● Exercise goal
Write out the listing below in full and exactly, leaving out every picture.

● Given entries
%%
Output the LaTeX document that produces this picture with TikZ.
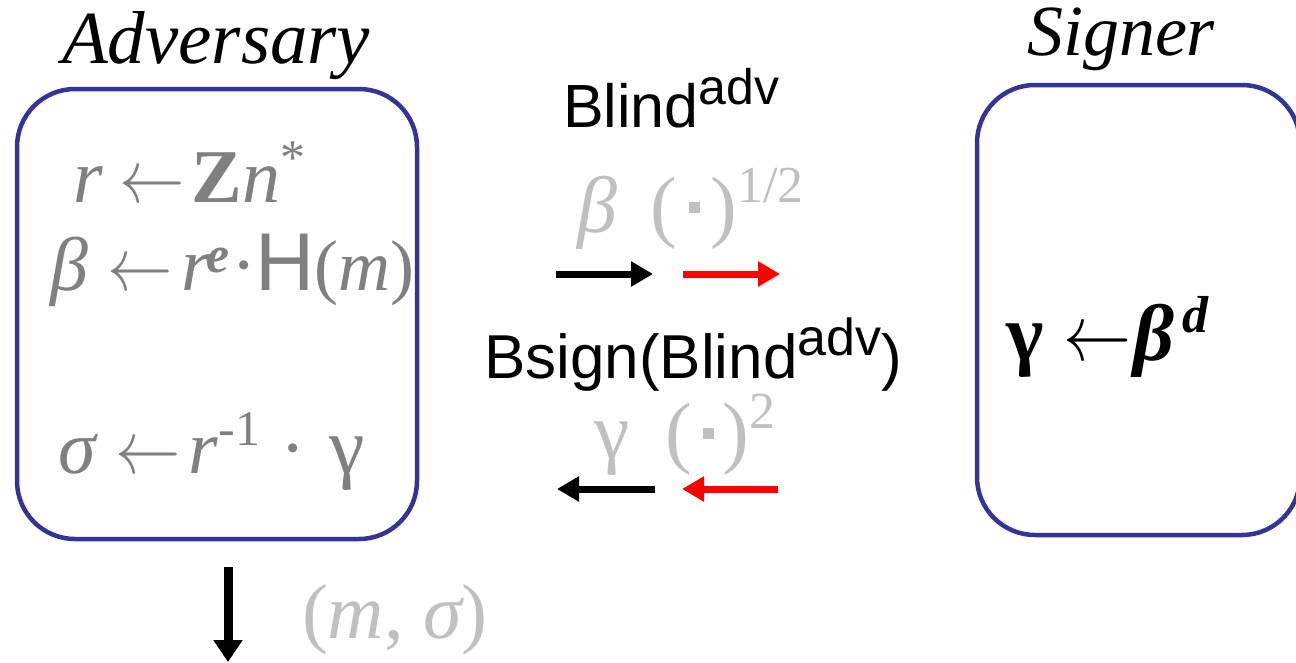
\documentclass[tikz,border=0pt]{standalone}
\usepackage{fix-cm}
\usepackage{graphicx}
\usepackage{fontspec}
\setmainfont{Liberation Serif}
\newfontfamily\arialf{Liberation Sans}
\usetikzlibrary{arrows.meta}
\definecolor{boxblue}{HTML}{333399}
\definecolor{midgray}{HTML}{808080}
\definecolor{palegray}{HTML}{C0C0C0}
\newcommand\lar[1][0.86]{\scalebox{#1}[1]{$\leftarrow$}}
\newcommand\fs[1]{\fontsize{#1}{#1}\selectfont}
\newcommand\sqdot{\raisebox{19pt}{\rule{11pt}{11pt}}}
\tikzset{
  party/.style={draw=boxblue, line width=4.5pt, rounded corners=58pt, inner sep=0pt},
  txt/.style={anchor=base west, inner sep=0pt, outer sep=0pt},
  advtxt/.style={txt, text=midgray},
  msgtxt/.style={txt, text=palegray},
  fatarrow/.style={line width=7pt, -{Triangle[length=22pt,width=24pt]}},
  outarrow/.style={line width=9pt, -{Triangle[length=22pt,width=28pt]}},
}
\begin{document}
\begin{tikzpicture}[x=1pt,y=-1pt]
\useasboundingbox (0,0) rectangle (1296,662);
% boxes
\node[party, minimum width=400pt, minimum height=450pt] (adv) at (217,314) {};
\node[party, minimum width=323pt, minimum height=450pt] (sig) at (1138.5,310) {};
% titles
\node[txt] (advt) at (62,63) {\fs{75}\itshape Adversary};
\node[txt] (sigt) at (1027,55) {\fs{72}\itshape Signer};
% adversary computations
\node[advtxt] (l1) at (73,202) {\fs{76}\itshape r\hspace{17pt}\upshape\lar\hspace{7pt}{\bfseries Z}\itshape n\upshape\raisebox{28pt}{\fs{50}*}};
\node[advtxt] (l2) at (50,290) {\fs{76}\itshape β\hspace{20pt}\upshape\lar\hspace{8pt}\itshape r\hspace{-4pt}\raisebox{18pt}{\fs{52}\bfseries\itshape e}\upshape\hspace{2pt}·\hspace{-2pt}{\arialf\fs{82}H}\fs{72}(\itshape m\upshape)};
\node[advtxt] (l3) at (58,473) {\fs{76}\itshape σ\hspace{20pt}\upshape\lar\hspace{8pt}\itshape r\upshape\raisebox{28pt}{\fs{50}-1}\hspace{20pt}·\hspace{24pt}{\fs{80}γ}};
% signer computation
\node[txt] (s1) at (1006,360) {\fs{80}\bfseries γ\hspace{20pt}\lar[0.85]\hspace{2pt}\itshape β\hspace{8pt}\raisebox{28pt}{\fs{52}d}};
% middle labels
\node[txt] (blind) at (563,127) {\arialf\fs{61}Blind\raisebox{23pt}{\fs{50}adv}};
\node[msgtxt] (m1) at (577,232) {\fs{80}\itshape β\hspace{34pt}\upshape(\hspace{12pt}\sqdot\hspace{10pt})\raisebox{30pt}{\fs{52}1/2}};
\node[txt] (bsign) at (484,378) {\arialf\fs{62}Bsign(Blind\raisebox{23pt}{\fs{52}adv})};
\node[msgtxt] (m2) at (594,458) {\fs{80}γ\hspace{36pt}(\hspace{11pt}\sqdot\hspace{9pt})\raisebox{30pt}{\fs{52}2}};
\node[msgtxt] (out) at (302,638) {\fs{78}(\itshape m\upshape, \itshape σ\upshape)};
% arrows
\coordinate (a1s) at (556,274); \coordinate (a1e) at (653,274);
\coordinate (a2s) at (683,274); \coordinate (a2e) at (780,274);
\coordinate (b1s) at (655,489); \coordinate (b1e) at (557,489);
\coordinate (b2s) at (778,489); \coordinate (b2e) at (682,489);
\coordinate (os) at (228,567); \coordinate (oe) at (228,662);
\draw[fatarrow, black] (a1s) -- (a1e);
\draw[fatarrow, red] (a2s) -- (a2e);
\draw[fatarrow, black] (b1s) -- (b1e);
\draw[fatarrow, red] (b2s) -- (b2e);
\draw[outarrow, black] (os) -- (oe);
\end{tikzpicture}
\end{document}
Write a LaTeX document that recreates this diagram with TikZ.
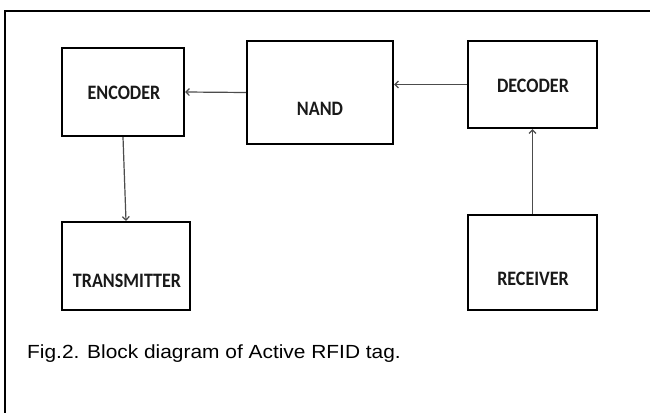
%%
● Exercise answer
Output the LaTeX document that produces this picture with TikZ.
\documentclass[tikz,border=0pt]{standalone}
\usepackage{fix-cm}
\usepackage{graphicx}
\usepackage{fontspec}
\setmainfont{Liberation Serif}
\newfontfamily\arialf{Liberation Sans}
\usetikzlibrary{arrows.meta}
\definecolor{boxblue}{HTML}{333399}
\definecolor{midgray}{HTML}{808080}
\definecolor{palegray}{HTML}{C0C0C0}
\newcommand\lar[1][0.86]{\scalebox{#1}[1]{$\leftarrow$}}
\newcommand\fs[1]{\fontsize{#1}{#1}\selectfont}
\newcommand\sqdot{\raisebox{19pt}{\rule{11pt}{11pt}}}
\tikzset{
  party/.style={draw=boxblue, line width=4.5pt, rounded corners=58pt, inner sep=0pt},
  txt/.style={anchor=base west, inner sep=0pt, outer sep=0pt},
  advtxt/.style={txt, text=midgray},
  msgtxt/.style={txt, text=palegray},
  fatarrow/.style={line width=7pt, -{Triangle[length=22pt,width=24pt]}},
  outarrow/.style={line width=9pt, -{Triangle[length=22pt,width=28pt]}},
}
\begin{document}
\begin{tikzpicture}[x=1pt,y=-1pt]
\useasboundingbox (0,0) rectangle (1296,662);
% boxes
\node[party, minimum width=400pt, minimum height=450pt] (adv) at (217,314) {};
\node[party, minimum width=323pt, minimum height=450pt] (sig) at (1138.5,310) {};
% titles
\node[txt] (advt) at (62,63) {\fs{75}\itshape Adversary};
\node[txt] (sigt) at (1027,55) {\fs{72}\itshape Signer};
% adversary computations
\node[advtxt] (l1) at (73,202) {\fs{76}\itshape r\hspace{17pt}\upshape\lar\hspace{7pt}{\bfseries Z}\itshape n\upshape\raisebox{28pt}{\fs{50}*}};
\node[advtxt] (l2) at (50,290) {\fs{76}\itshape β\hspace{20pt}\upshape\lar\hspace{8pt}\itshape r\hspace{-4pt}\raisebox{18pt}{\fs{52}\bfseries\itshape e}\upshape\hspace{2pt}·\hspace{-2pt}{\arialf\fs{82}H}\fs{72}(\itshape m\upshape)};
\node[advtxt] (l3) at (58,473) {\fs{76}\itshape σ\hspace{20pt}\upshape\lar\hspace{8pt}\itshape r\upshape\raisebox{28pt}{\fs{50}-1}\hspace{20pt}·\hspace{24pt}{\fs{80}γ}};
% signer computation
\node[txt] (s1) at (1006,360) {\fs{80}\bfseries γ\hspace{20pt}\lar[0.85]\hspace{2pt}\itshape β\hspace{8pt}\raisebox{28pt}{\fs{52}d}};
% middle labels
\node[txt] (blind) at (563,127) {\arialf\fs{61}Blind\raisebox{23pt}{\fs{50}adv}};
\node[msgtxt] (m1) at (577,232) {\fs{80}\itshape β\hspace{34pt}\upshape(\hspace{12pt}\sqdot\hspace{10pt})\raisebox{30pt}{\fs{52}1/2}};
\node[txt] (bsign) at (484,378) {\arialf\fs{62}Bsign(Blind\raisebox{23pt}{\fs{52}adv})};
\node[msgtxt] (m2) at (594,458) {\fs{80}γ\hspace{36pt}(\hspace{11pt}\sqdot\hspace{9pt})\raisebox{30pt}{\fs{52}2}};
\node[msgtxt] (out) at (302,638) {\fs{78}(\itshape m\upshape, \itshape σ\upshape)};
% arrows
\coordinate (a1s) at (556,274); \coordinate (a1e) at (653,274);
\coordinate (a2s) at (683,274); \coordinate (a2e) at (780,274);
\coordinate (b1s) at (655,489); \coordinate (b1e) at (557,489);
\coordinate (b2s) at (778,489); \coordinate (b2e) at (682,489);
\coordinate (os) at (228,567); \coordinate (oe) at (228,662);
\draw[fatarrow, black] (a1s) -- (a1e);
\draw[fatarrow, red] (a2s) -- (a2e);
\draw[fatarrow, black] (b1s) -- (b1e);
\draw[fatarrow, red] (b2s) -- (b2e);
\draw[outarrow, black] (os) -- (oe);
\end{tikzpicture}
\end{document}
Write a LaTeX document that recreates this diagram with TikZ.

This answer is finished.